Artful Advent 4: Framing Acts of Love
Put a symbolic frame around the care work you do: this is what love looks like
This four-week series explores how parents of little children can nourish themselves in a busy season by looking at their lives like art.
Hello friend,
Welcome to the last week of Advent. As we head toward Christmas, we are invited to reflect on love.
In All About Love, bell hooks (who passed away this week) writes about finding a shared definition of love: “The word ‘love’ is most often defined as a noun, yet all the more astute theorists of love acknowledge that we would all love better if we used it as a verb.”
Love is a verb.
Our love manifests itself in actions that “openly and honestly express care, affection, responsibility, respect, commitment, and trust” (bell hooks). This week, we'll explore what that looks like.
When I lived in Paris, I used to go on museum photo safaris, an activity I made up to help me see art in new ways. I’d take my camera to a museum and look for details in artworks around different themes, like hands in the Louvre or the color red in the Centre Pompidou.
One Sunday afternoon in May, I went to the Musée d’Orsay in search of moms.
I didn’t have to look far. Representations of mothers were all around me: from symbolic figures of Motherhood to tender depictions of a mother and child sharing a quiet moment.
In a small room off the Orsay’s iconic main sculpture gallery, I came face to face with Honoré Daumier’s painting, La Blanchisseuse (The Laundress). A woman helps her child up steep stone steps. She had been doing her wash below in a laundry boat moored along the Seine, all while managing her small child. Intense manual labor mixed with, I imagine, a vigilant eye to keep that child safe and out of the way of the fellow laundresses.

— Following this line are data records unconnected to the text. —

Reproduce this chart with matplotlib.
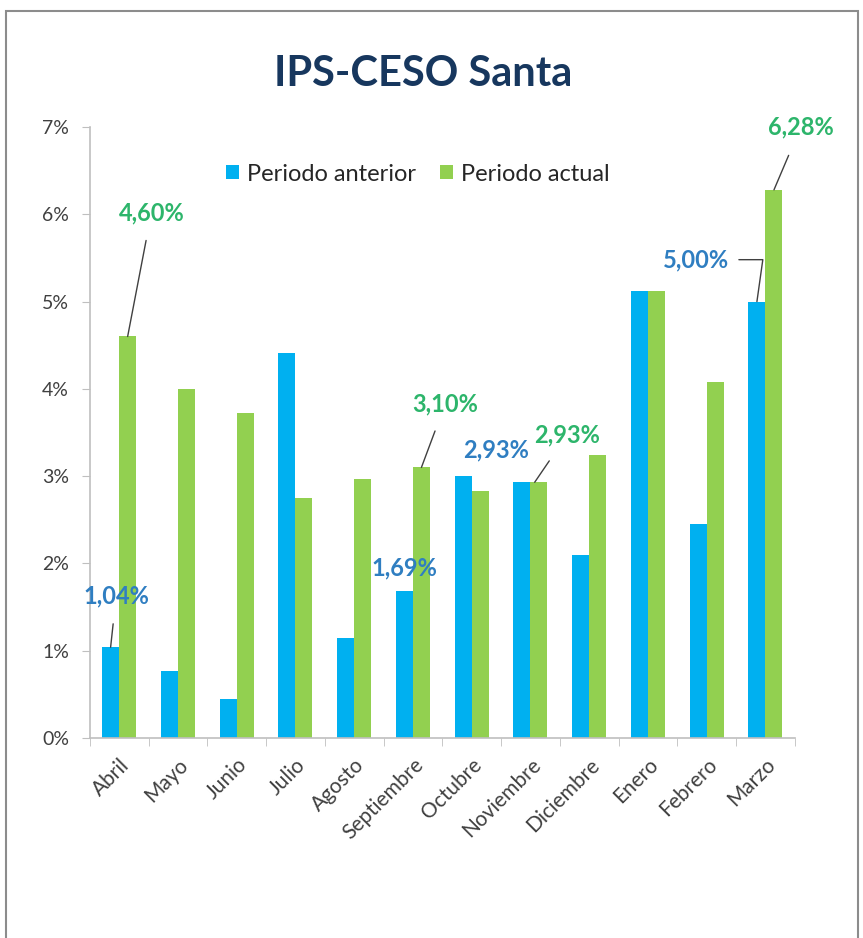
import numpy as np
import matplotlib.pyplot as plt
from matplotlib.patches import Rectangle
from matplotlib.ticker import FuncFormatter

plt.rcParams['font.family'] = ['Lato', 'DejaVu Sans']

months = ["Abril", "Mayo", "Junio", "Julio", "Agosto", "Septiembre",
          "Octubre", "Noviembre", "Diciembre", "Enero", "Febrero", "Marzo"]
anterior = [1.04, 0.77, 0.45, 4.41, 1.15, 1.69, 3.00, 2.93, 2.10, 5.12, 2.45, 5.00]
actual = [4.60, 4.00, 3.72, 2.75, 2.97, 3.10, 2.83, 2.93, 3.24, 5.12, 4.08, 6.28]
series_names = ["Periodo anterior", "Periodo actual"]

BLUE = "#00B0F0"
GREEN = "#92D050"
BLUE_TXT = "#2F7EC1"
GREEN_TXT = "#2DB56B"
AXIS = "#BFBFBF"

fig = plt.figure(figsize=(8.63, 9.38), dpi=100)
ax = fig.add_axes([0.104, 0.2132, 0.817, 0.6514])

x = np.arange(len(months))
w = 0.29
ax.bar(x - w / 2, anterior, w, color=BLUE, label=series_names[0])
ax.bar(x + w / 2, actual, w, color=GREEN, label=series_names[1])

ax.set_xlim(-0.5, len(months) - 0.5)
ax.set_ylim(0, 7)
ax.set_yticks(range(0, 8))
ax.yaxis.set_major_formatter(FuncFormatter(lambda v, p: "%d%%" % v))
ax.set_xticks(x)
ax.set_xticklabels(months, rotation=45, ha="right", rotation_mode="anchor",
                   fontsize=15, color="#404040")
ax.set_xticks(np.arange(-0.5, len(months)), minor=True)
ax.tick_params(axis="x", which="major", length=0, pad=12)
ax.tick_params(axis="x", which="minor", length=6, color=AXIS)
ax.tick_params(axis="y", length=6, color=AXIS, labelsize=14, labelcolor="#404040", pad=9)

for s in ["top", "right"]:
    ax.spines[s].set_visible(False)
for s in ["left", "bottom"]:
    ax.spines[s].set_color(AXIS)
    ax.spines[s].set_linewidth(1.2)

leg = ax.legend(loc="upper center", bbox_to_anchor=(0.465, 0.975), ncol=2, frameon=False,
                fontsize=17, handlelength=0.55, handleheight=0.55, columnspacing=1.0,
                handletextpad=0.35)
for t in leg.get_texts():
    t.set_color("#262626")

lab_kw = dict(fontsize=17, fontweight="bold", ha="center", va="center")
line_kw = dict(arrowstyle="-", color="#404040", lw=1)

# labels with leader lines
ax.annotate("4,60%", xy=(0 + w / 2, actual[0]), xytext=(0.55, 6.02),
            color=GREEN_TXT, arrowprops=dict(**line_kw, shrinkB=0, shrinkA=10), **lab_kw)
ax.annotate("1,04%", xy=(0 - w / 2, anterior[0]), xytext=(-0.05, 1.63),
            color=BLUE_TXT, arrowprops=dict(**line_kw, shrinkB=0, shrinkA=10), **lab_kw)
ax.annotate("1,69%", xy=(5 - w / 2, anterior[5]), xytext=(4.85, 1.95),
            color=BLUE_TXT, **lab_kw)
ax.annotate("3,10%", xy=(5 + w / 2, actual[5]), xytext=(5.55, 3.83),
            color=GREEN_TXT, arrowprops=dict(**line_kw, shrinkB=0, shrinkA=10), **lab_kw)
ax.annotate("2,93%", xy=(7 - w / 2, anterior[7]), xytext=(6.42, 3.3),
            color=BLUE_TXT, **lab_kw)
ax.annotate("2,93%", xy=(7 + w / 4, actual[7]), xytext=(7.62, 3.47),
            color=GREEN_TXT, arrowprops=dict(**line_kw, shrinkB=0, shrinkA=10), **lab_kw)
ax.annotate("5,00%", xy=(11 - w / 2, anterior[11]), xytext=(9.82, 5.48),
            color=BLUE_TXT, arrowprops=dict(**line_kw, shrinkB=0, shrinkA=5, relpos=(1, 0.5),
                                            connectionstyle="angle,angleA=0,angleB=82,rad=0"),
            **lab_kw)
ax.annotate("6,28%", xy=(11 + w / 2, actual[11]), xytext=(11.6, 7.0),
            color=GREEN_TXT, arrowprops=dict(**line_kw, shrinkB=0, shrinkA=11),
            annotation_clip=False, **lab_kw)

fig.text(0.49, 0.921, "IPS-CESO Santa", ha="center", va="center", fontsize=30,
         fontweight="bold", color="#17375E")

fig.patches.append(Rectangle((0.007, -0.02), 0.987, 1.008, transform=fig.transFigure,
                             fill=False, edgecolor="#8C8C8C", lw=1.5))

fig.savefig("out.png", dpi=100)
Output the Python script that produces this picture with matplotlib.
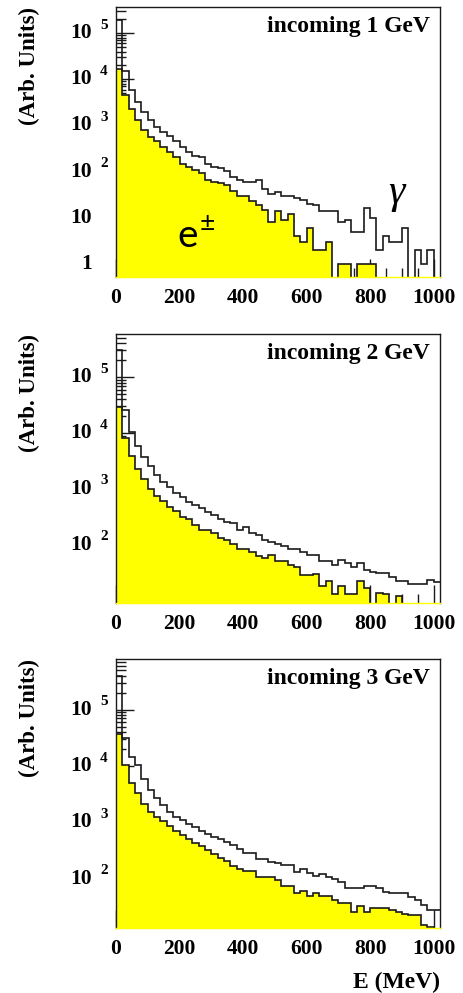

The painting is actually quite small, bigger than a piece of printer paper but not by much. And that smallness speaks to how it can feel to go through a day of balancing work with childcare; the world can feel compact and unglamorous. This little painting hangs on a wall not far from galleries filled with enormous paintings of decadent scenes brimming with neoclassical glory.
But look how Daumier framed this painting. In this quiet, modest scene, look at the monumentality of this mother against that bright background. We see the curve of her working body and the tenderness of her hand holding her child. Her world may feel small, but we as the viewers can see that to her child, she is the whole world.
We see vitality, timelessness, love. How the little moments in caring for a child add up to something really important. And all this is communicated through a single moment framed by the artist.
This week, I invite you to put a symbolic frame around the care work you do—take a moment and think: This is what love looks like.
As you wipe jam off those soft cheeks, repair a broken Duplo tower, change a diaper, scrub the kitchen counters, read the same book five times in a row at bedtime—collect these images in your heart as the physical manifestation of your love. It shouldn’t take long before you could fill a whole museum.
This is a very powerful practice. The hundreds of actions that make up our days undergo a subtle alchemy. We're not just grocery shopping or driving to daycare or folding laundry or doing a dinosaur puzzle. We are putting tangible form to the intangible force of love.
And we are reminded that our efforts matter, that we are cultivating something beautiful and important, even when that value is not recognized financially or societally.
The time is not wasted, it is consecrated.
And what a relief. I have found it so comforting to look at my life through this lens—to see all my care work as the practice of love-as-a-verb.
This reframing work is so important if we want to be intentional with the stories we tell ourselves.
Honestly, I’ve been telling myself that if I just worked smarter, and pushed harder, I wouldn’t be so tired all the time and we’d be eating more fresh vegetables with dinner and I would be able to finish my PhD dissertation proposal between unpacking moving boxes, making new friends, and caring for my toddler during daycare closures. I tell myself that these are the things that matter, and my inability to force my way into grinding productivity is a moral failure.
But when I put a figurative frame over my care work, I see that my days are composed of so much love. My to-do list might be gathering dust, but I turn my love into action over and over and over, every single day. And now I’m doing myself the kindness of telling that truer, more interesting story.
There is so much power in reclaiming our narratives.
We get to decide how we frame our lives.
Thank you for welcoming me into your inbox over the past four weeks. It’s been such a joy to explore these ideas with you, and I’ve been inspired by the stories you’ve shared with me about putting these practices into action.
I hope you feel encouraged to look at your life like art, knowing that there is always beauty ready to meet you.
May you put a gilded frame over the acts of care you perform every day—big and small, recognized and unseen—knowing that they are love in action. May you feel empowered to look at your life through the lens of love.